Wasiutynski opowiada też o naukowcach, którzy zdradzili, przeszli na stronę Rosji.
Jaki jest portret psychologiczny Wołodymyra Zełenskiego
Haszczyński pyta swojego gościa o psychologiczny portret Wołodymyra Zełenskiego. Wasiutynski nie ukrywa sceptycyzmu wobec ukraińskiego prezydenta. – Nie głosowałem na niego. Nie miał żadnego doświadczenia politycznego. Ale przyznaję – nie uciekł, stanął do walki. Jego umiejętności showmańskie pomogły w zdobyciu poparcia Zachodu – ocenia.
Jednak, zdaniem gościa podcastu „Globalny Chrząszcz”, Wołodymyr Zełenski wciąż ma kompleksy. Jeden bardzo poważny - „irracjonalnie nienawidzi poprzednika Petra Poroszenki” - i to odbija się na decyzjach politycznych.
Nauka polskiego. „Warszawa jest duża, a Kasia jest mała”
Prof. Wasiutynski barwnie opowiada, kiedy i gdzie nauczył się języka polskiego. W dzieciństwie na Podolu „prawie polskiego nie słyszał”. Chodził natomiast do kina, które Sowieci utworzyli w dawnym kościele katolickim – w nim ślub brali rodzice Josepha Conrada. - Teraz znów jest tam kościół - podkreśla.
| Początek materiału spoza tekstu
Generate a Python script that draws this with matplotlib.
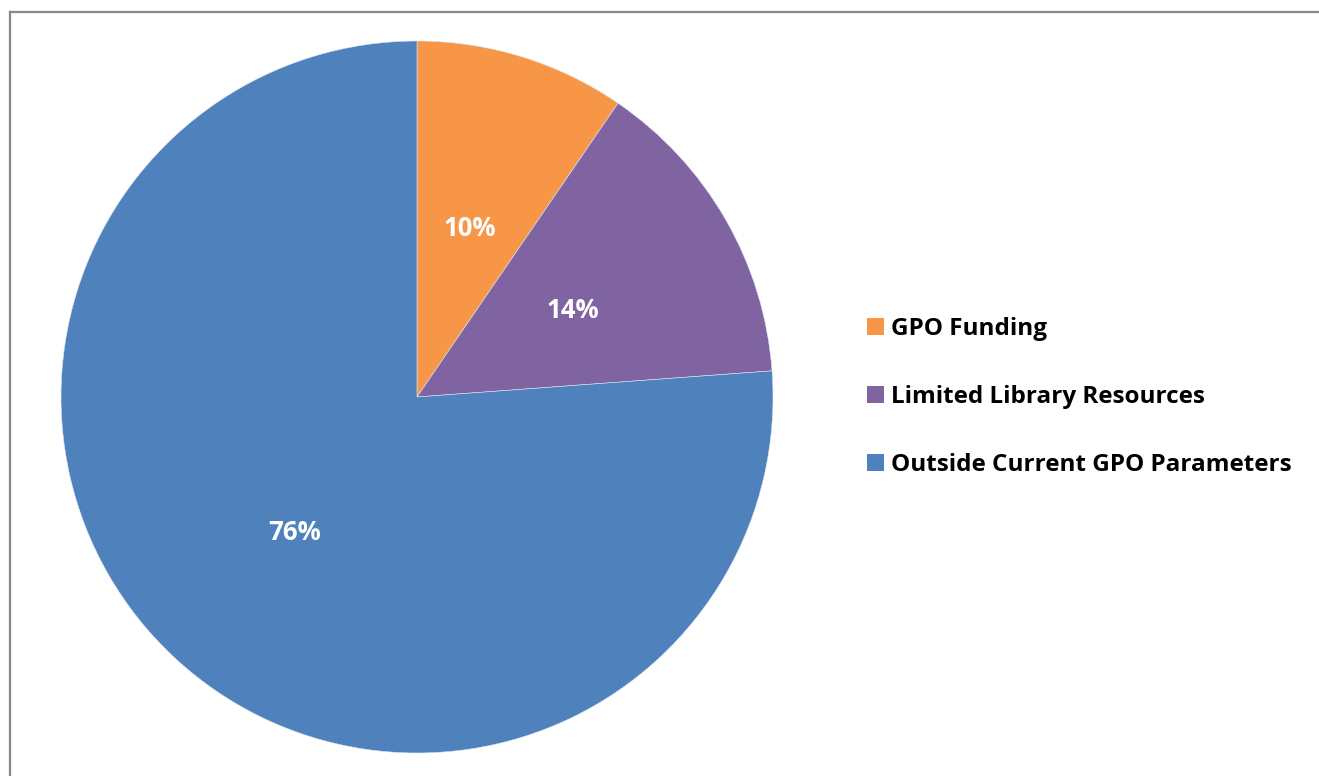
import matplotlib
matplotlib.use('Agg')
import matplotlib.pyplot as plt
from matplotlib.lines import Line2D
from matplotlib.patches import Patch

# shares; text labels as printed on the chart
categories = ['GPO Funding', 'Limited Library Resources', 'Outside Current GPO Parameters']
shares = [9.55, 14.28, 76.17]
pct_labels = ['10%', '14%', '76%']
colors = ['#F79646', '#8064A2', '#4F81BD']

plt.rcParams['font.family'] = ['Open Sans', 'DejaVu Sans']

W, H = 1319, 776
fig = plt.figure(figsize=(W / 100, H / 100), dpi=100)
fig.patch.set_facecolor('white')

# pie centre (417, 397) px, radius 356 px
cx, cy, r = 417, 397, 356
ax = fig.add_axes([(cx - r) / W, (H - cy - r) / H, 2 * r / W, 2 * r / H])
wedges, texts, autotexts = ax.pie(
    shares, colors=colors, startangle=90, counterclock=False,
    radius=1, autopct=lambda p: '', pctdistance=0.505,
    wedgeprops=dict(linewidth=0.4, edgecolor='#dde6f0'))
for t, lab in zip(autotexts, pct_labels):
    t.set_text(lab)
    t.set_color('white')
    t.set_fontsize(18.5)
    t.set_fontweight('bold')
    x, y = t.get_position()
    t.set_position((x, y - 0.01))  # Open Sans sits a bit high vs the original font
ax.set_xlim(-1, 1)
ax.set_ylim(-1, 1)
ax.set_aspect('equal')
ax.axis('off')

handles = [Patch(facecolor=c, edgecolor='none') for c in colors]
leg = fig.legend(handles, categories, loc='center left',
                 bbox_to_anchor=(857 / W, (H - 397) / H),
                 frameon=False, prop=dict(size=17.5, weight='bold'),
                 handlelength=0.7, handleheight=0.7, handletextpad=0.28,
                 labelspacing=1.82, borderaxespad=0)

# chart border (only top and left edges visible in the crop)
fig.add_artist(Line2D([9.5 / W, 1.0], [(H - 11.5) / H, (H - 11.5) / H],
                      transform=fig.transFigure, color='#888888', lw=1.6))
fig.add_artist(Line2D([9.5 / W, 9.5 / W], [0.0, (H - 11.5) / H],
                      transform=fig.transFigure, color='#888888', lw=1.6))

fig.savefig('out.png', dpi=100)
Za naukę polskiego zabrał się na studiach. Miał płytę do nauki. Przypomina pierwsze zdanie z tej płyty: „Polska to nasza ojczyzna, Warszawa to stolica Polski, Warszawa jest duża, a Kasia jest mała”.
Co to jest „Globalny Chrząszcz”
Dla gości podcastu polski nie jest pierwszym językiem, ale mają w nim dużo ciekawego do opowiedzenia.
W poprzednich odcinkach Jerzy Haszczyński rozmawiał z Szalomem Ber Dowem Stamblerem, Adilem Abdelem Aatim, Shahlą Kazimovą, Vytautasem Landsbergisem, Philipem Earlem Steele’em, Magdaléną Vášáryovą i Thorstenem Klutem.